Cathead Biscuits with Lingonberry jam

These flat iron biscuits, or skillet biscuits, are absolutely delicious! If you don’t want to heat up the house with your oven in the summertime, they’re the perfect choice for making biscuits, and they still taste just as great as coming out of the oven. You really can cook biscuits in a skillet on the stove, and this article will tell you just how to do it.

What Are Flat Iron or Skillet Biscuits?

They’re quick and they’re craggy and crusty. But if it’s quick you’re after, why not use our quick and easy biscuit method? We set out off to find out how well that method worked with flat iron biscuits.

Make them even easier! We sell a flat iron biscuit mix, so you can skip the extra ingredients and effort. All you have to do is add the water and cook them on the stove. You’ll have biscuits in minutes.

Get the easiest flat iron biscuit mix now!

How to Make Flat Iron (Skillet) Biscuits

Alford and Duguid were cooking theirs in a skillet on the stovetop. I like baking in a skillet but they were flipping theirs twice in the skillet to cook them all the way through and never using the oven. Why bother when you can stick them in the oven for ten minutes and forget about them. But it does give you a way to make biscuits in the summer without turning the oven on, so we tried them.

With our quick and easy biscuit method, we used butter. But we wanted these as crusty as possible and shortening makes a crustier biscuit. But we didn’t want to give up on taste of butter so we went 50/50. They worked. They’re quick. They’re good. Here’s the recipe.

Quick and Easy Flat Iron Biscuits Recipe

This is the stovetop version of our flat iron biscuits. If you don’t want to turn the oven on in the heat of the summer, this is the way to go. They also work as camping biscuits; you can cook them over an open campfire.
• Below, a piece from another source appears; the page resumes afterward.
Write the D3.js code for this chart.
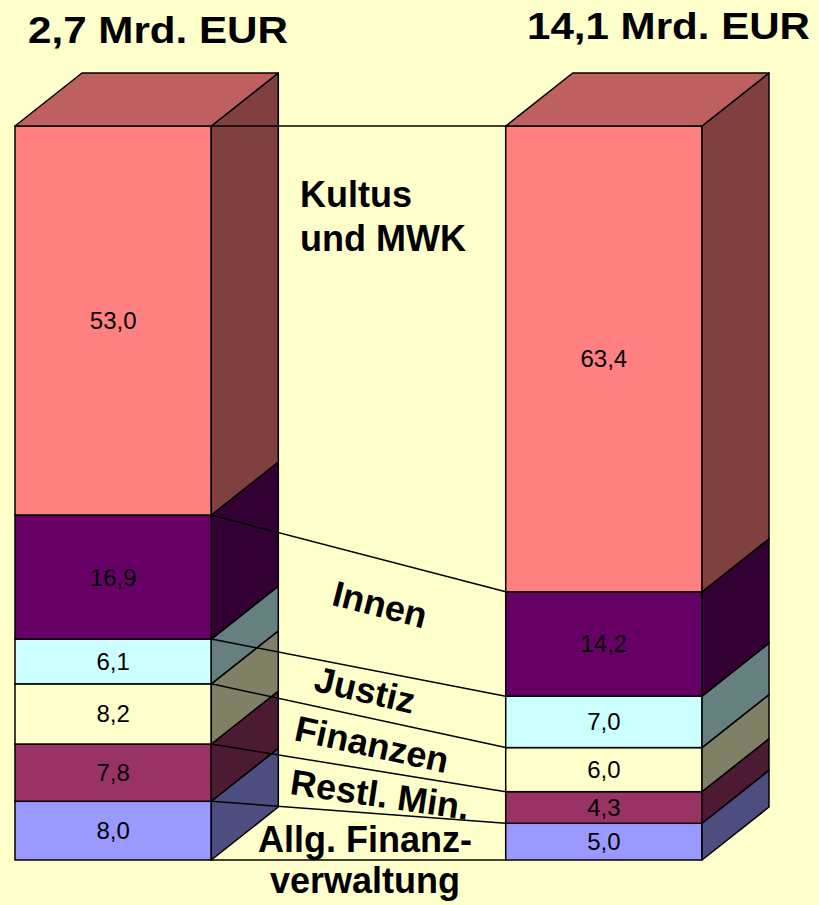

You can get the recipe for baking them in the oven below.

This biscuit recipe filled an 11-inch skillet perfectly and made nine biscuits three to four inches across.

Ingredients:

  • 2 cups plus 2 tablespoons all-purpose flour
  • 2 teaspoons baking powder
  • 1/2 teaspoon baking soda
  • 3/4 teaspoon salt
  • 1 teaspoon sugar
  • 2 tablespoons dry buttermilk
  • 1 cup cold milk
  • 4 tablespoons butter and four tablespoons shortening, melted together but cooled to warm (still liquid)

Directions:

  1. In a large bowl, whisk the flour, baking powder, baking soda, salt, sugar, and buttermilk powder together.
  2. Pour the melted fats into the cold milk, whisking until the fat solidifies and the milk looks curdled.
  3. Make a well in the dry ingredients and pour in the liquid mixture. Stir with a fork just until the batter clumps and form a wet mound in the bottom of the bowl.
  4. Melt 2 tablespoons of butter in an 11-inch skillet.
  5. Using a 1/4 cup (2-inch diameter) ice cream scoop (4-ounce), scoop the batter from the bowl onto the hot frying pan, leaving 1 1/2 inches between the biscuits for expansion. As soon as you put the mounds in the pan, flatten then to less than an inch with the back of a wet spoon.
  6. Cook until they are crusty brown on the bottom, turn them and cook until the tops are brown. Turn them over, and cook the first side again until you drive the heat through the biscuits. Serve them hot.

Quick and Easy Flat Iron Biscuits (In the Oven)

Ingredients:

  • 2 cups plus 2 tablespoons all-purpose flour
  • 2 teaspoons baking powder
  • 1/2 teaspoon baking soda
  • 3/4 teaspoon salt
  • 1 teaspoon sugar
  • 2 tablespoons dry buttermilk
  • 1 cup cold milk
  • 4 tablespoons butter and four tablespoons shortening, melted together but cooled to warm (still liquid)

Directions:

Preheat the oven to 425 degrees. Line a baking sheet with parchment paper.

  1. In a large bowl, whisk the flour, baking powder, baking soda, salt, sugar, and buttermilk powder together.
  2. Pour the melted fats into the cold milk, whisking until the fat solidifies and the milk looks curdled.
  3. Make a well in the dry ingredients and pour in the liquid mixture. Stir with a fork just until the batter clumps and form a wet mound in the bottom of the bowl.
  4. Using a 1/4 cup (2-inch diameter) ice cream scoop (4-ounce), scoop the biscuit batter from the bowl onto the pan, leaving just enough distance between the biscuits for expansion. The mounds should be about 1 1/2 inches high.
  5. Bake just until the tops of the biscuits are golden brown, ten to twelve minutes. (Baking times will vary with different pans.) Remove the pan from the oven and place it on a rack. After a few minutes, remove the biscuits to racks to cool and serve while still hot.